ABSTRACT

This chapter is divided into five sections. The first section reviews attempts in the twentieth century, at conferences, workshops, and in print, to define “Jewish rhetoric,” especially in relation to the Greco-Roman tradition, at the same time touching on the work of some primary scholars in contemporary fields of rhetorics and Jewish studies. The second section cautiously overviews the author’s own attempt to define “Jewish rhetoric” by an examination over 25 years of the philosophy of the Hebrew alphabet itself, which figures prominently in esoteric and mystical theories of creation - not only in the Hebrew Bible but also in Midrash and Kabbalah - and his proposal that the rhetoric of the alefbet can be understood as an alternate, Jewish sophistic in which language is “Reality” and letters its “divine atoms,” so to speak; so deconstructed, G/d becomes the unknowable master rhetorician, and the ultimate sophist.
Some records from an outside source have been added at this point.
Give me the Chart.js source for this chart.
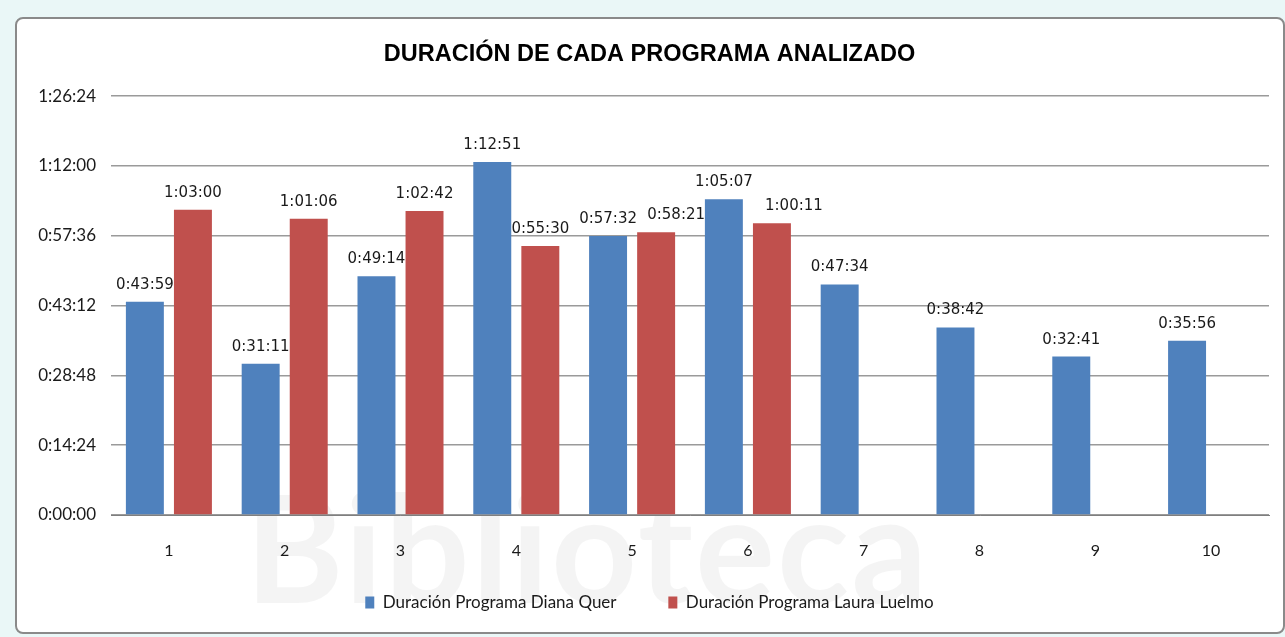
<!DOCTYPE html>
<html>
<head>
<meta charset="utf-8">
<script src="https://cdn.jsdelivr.net/npm/chart.js@4"></script>
<style>
    html, body { margin: 0; padding: 0; }
    body { width: 1285px; height: 637px; background: #eaf7f7; position: relative; overflow: hidden; }
    #frame {
        position: absolute; left: 15px; top: 17px; width: 1266px; height: 613px;
        background: #fff; border: 2px solid #8a8a8a; border-radius: 8px;
    }
    #mark {
        position: absolute; left: 245px; top: 455px; font: 700 150px Lato, sans-serif;
        color: rgba(0,0,0,0.045); letter-spacing: 2px; pointer-events: none;
    }
    #wrap { position: absolute; left: 0; top: 0; width: 1285px; height: 637px; }
</style>
</head>
<body>
<div id="frame"></div>
<div id="mark">Biblioteca</div>
<div id="wrap"><canvas id="durChart"></canvas></div>
<script>
    // Datos (segundos)
    const programas = ['1', '2', '3', '4', '5', '6', '7', '8', '9', '10'];
    const dianaQuer = [2639, 1871, 2954, 4371, 3452, 3907, 2854, 2322, 1961, 2156];
    const lauraLuelmo = [3780, 3666, 3762, 3330, 3501, 3611, null, null, null, null];
    const yTicks = [0, 864, 1728, 2592, 3456, 4320, 5184];

    // desplazamiento horizontal de algunas etiquetas (como en el original)
    const labelNudge = [[], [0, 0, 0, 0, 20, 22]];

    function fmtTime(sec) {
        const h = Math.floor(sec / 3600);
        const m = Math.floor((sec % 3600) / 60);
        const s = Math.round(sec % 60);
        return h + ':' + String(m).padStart(2, '0') + ':' + String(s).padStart(2, '0');
    }

    // Etiquetas encima de cada barra
    const barLabels = {
        id: 'barLabels',
        afterDatasetsDraw(chart) {
            const ctx = chart.ctx;
            ctx.save();
            ctx.font = '15px "DejaVu Sans", sans-serif';
            ctx.fillStyle = '#1a1a1a';
            ctx.textAlign = 'center';
            ctx.textBaseline = 'alphabetic';
            chart.data.datasets.forEach((ds, i) => {
                chart.getDatasetMeta(i).data.forEach((bar, j) => {
                    if (ds.data[j] == null) return;
                    const dx = labelNudge[i][j] || 0;
                    ctx.fillText(fmtTime(ds.data[j]), bar.x + dx, bar.y - 13);
                });
            });
            ctx.restore();
        }
    };

    document.addEventListener('DOMContentLoaded', function () {
        const ctx = document.getElementById('durChart').getContext('2d');
        new Chart(ctx, {
            type: 'bar',
            data: {
                labels: programas,
                datasets: [{
                    label: 'Duración Programa Diana Quer',
                    data: dianaQuer,
                    backgroundColor: '#4f81bd'
                }, {
                    label: 'Duración Programa Laura Luelmo',
                    data: lauraLuelmo,
                    backgroundColor: '#c0504d'
                }]
            },
            options: {
                responsive: true,
                maintainAspectRatio: false,
                animation: false,
                datasets: { bar: { barPercentage: 0.79, categoryPercentage: 0.83 } },
                layout: { padding: { left: 30, right: 16, top: 40, bottom: 16 } },
                plugins: {
                    title: {
                        display: true,
                        text: 'DURACIÓN DE CADA PROGRAMA ANALIZADO',
                        color: '#000',
                        font: { family: '"Liberation Sans", sans-serif', size: 23.5, weight: 'bold' },
                        padding: { top: 0, bottom: 28 }
                    },
                    legend: {
                        position: 'bottom',
                        labels: {
                            color: '#1a1a1a',
                            boxWidth: 9, boxHeight: 12,
                            padding: 17,
                            font: { family: 'Lato, sans-serif', size: 17 },
                            generateLabels(chart) {
                                const items = Chart.defaults.plugins.legend.labels.generateLabels(chart);
                                items.forEach((it, i) => {
                                    if (i < items.length - 1) it.text += '        ';
                                });
                                return items;
                            }
                        }
                    },
                    tooltip: { enabled: false }
                },
                scales: {
                    x: {
                        grid: { display: false, drawTicks: false },
                        border: { color: '#7f7f7f', width: 1 },
                        ticks: { color: '#1a1a1a', padding: 26, font: { family: 'Lato, sans-serif', size: 16 } },
                        afterFit(scale) { scale.height = 62; }
                    },
                    y: {
                        min: 0,
                        max: 5184,
                        afterBuildTicks(scale) { scale.ticks = yTicks.map(v => ({ value: v })); },
                        grid: { color: '#9a9a9a', lineWidth: 1.5, drawTicks: false },
                        border: { display: false },
                        ticks: {
                            color: '#1a1a1a', padding: 15,
                            font: { family: 'Lato, sans-serif', size: 17 },
                            callback: v => fmtTime(v)
                        },
                        afterFit(scale) { scale.width = 81; }
                    }
                }
            },
            plugins: [barLabels]
        });
    });
</script>
</body>
</html>
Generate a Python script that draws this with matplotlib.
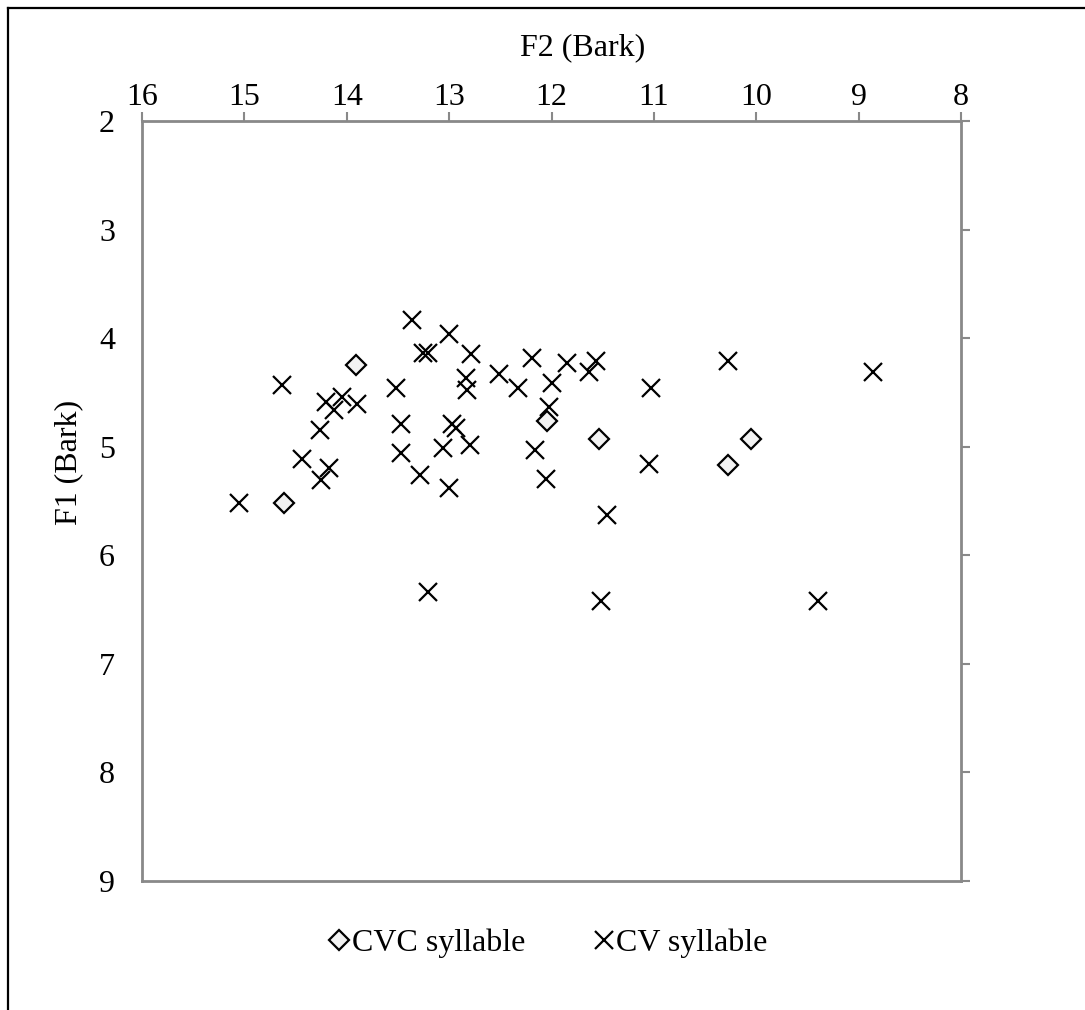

The third section comprehensively delineates the various issues, questions, and problems hinted at in the title of the chapter that arise in the author’s analysis of Jewish rhetoric overviewed in the second section. The fourth section tries to redress at least some of the questions raised by locating Jewish rhetoric in the Torah - the Five Books of Moses - which is central to Judaism, especially since the destruction of the Second Temple, and that is found in every Jewish denomination and community. The fifth section concludes with a short list of basic concerns that may be of value in any attempt to compare global rhetorics.